As each mile speeds by — the convoy now averages about 60 mph — there are more people along the roads. At several points, Army engineers had improved the roads and bridges.

Coming from the opposite direction are tanks on flatbed trucks and convoys of artillery units. Brown explains that the mission was about to change to one of stabilization and humanitarian aid, and the artillery units could not be used for hauling off discovered weapons cachets.

The brown desert turns into palm trees, grass and wheat fields. At one point, women and small children are seen dredging a shallow pond for minerals that looked like salt.

Although Parsons tries to keep close to the truck in front of her, she has to stop for at least one road hazard: a Bedouin and his 50 camels pass in front of her vehicle.

Andreau and Parsons take turns snapping photos as they drive. Signs begin to appear for Saddam Hussein International Airport, and the convoy follows them. But as soon as it enters the clogged streets of west Baghdad, the convoy halts.

Everyone quickly exits the vehicles and, with weapons ready, stands guard. Again children, some looking as young as 3, come within a foot of anxious troops.

The children ask for food, but are happy just to be photographed.

Still, Sarvis, who has scanned the tops of the low buildings with his binoculars, is nervous.

“There could be snipers,” he warns.

The impact of the brief war is evident everywhere in Baghdad. Burned-out cars, trucks and tanks litter the shoulders of the roads. Power is out, but city streets are clogged with buses and vans.

Yet, as the convoy makes its way to a palace complex near the newly renamed Baghdad International Airport, V Corps soldiers are in awe of what they see.

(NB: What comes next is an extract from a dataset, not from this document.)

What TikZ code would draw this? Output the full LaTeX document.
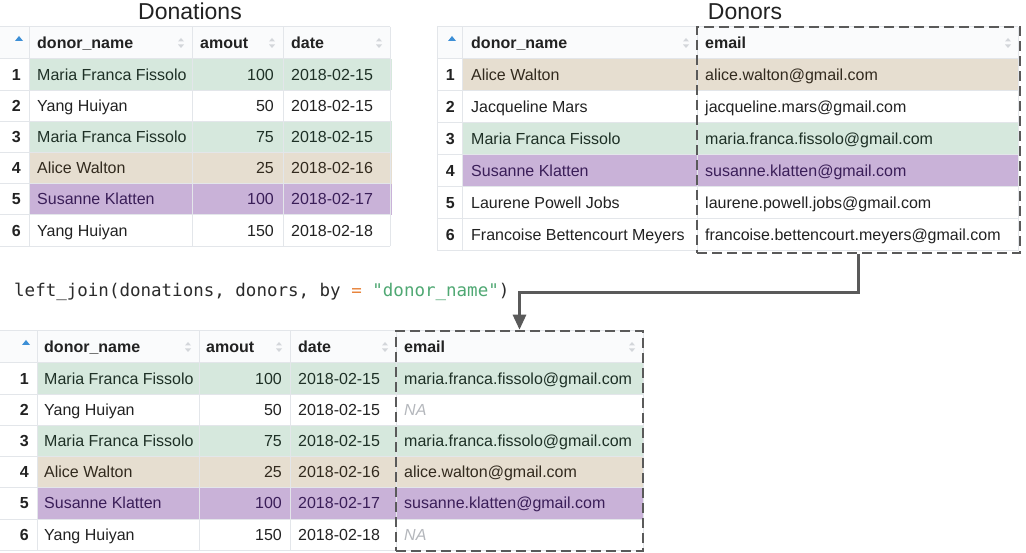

There is an impromptu market along the highway selling bananas and tomatoes. It overlooks a portrait of Saddam, now pockmarked by bullets.

A group of women in Western-style clothes wait for a bus. Behind them is an underpass littered with charred frames of Iraqi armored personnel carriers and anti-Saddam graffiti scrawled by a U.S. military police company.

As the convoy twists down the off-ramp and into a neighborhood, a sign pops up: “Airport 2000 m.” The end is near.

Then, as the road narrows and becomes shrouded in large, leafy trees — a contrast from the miles of sand since Camp Virginia — the first bullets pop.

Brown had warned the soldiers they might see armed gunmen — they had not — and that gunfire, often celebratory, was a way of life in Iraq.

Still this takes the troops by surprise. Sarvis checks the clip in his M-16. Others ready their weapons and begin scanning the background. Sarvis says no one should worry until they hear the telltale sonic boom of the rounds indicating they are very close.

The shots start again, this time sounding closer. The convoy keeps moving.

Up ahead is a right turn into the former palace, believed to be similar to a rod and gun club. The convoy speeds in, passing the soldiers and Bradley fighting vehicles standing guard.

Journey done.

The trip was what Sarvis expected: hot, grueling, tiring and a little dangerous.

“I told you this would suck,” Sarvis says, as he guides Andreau into the temporary motor pool.

But Brown has a different view. Four hundred miles, 36 hours, no one was shot and just one minor injury caused by not wearing a seat belt.

“Not bad,” Brown says. “Not bad at all.”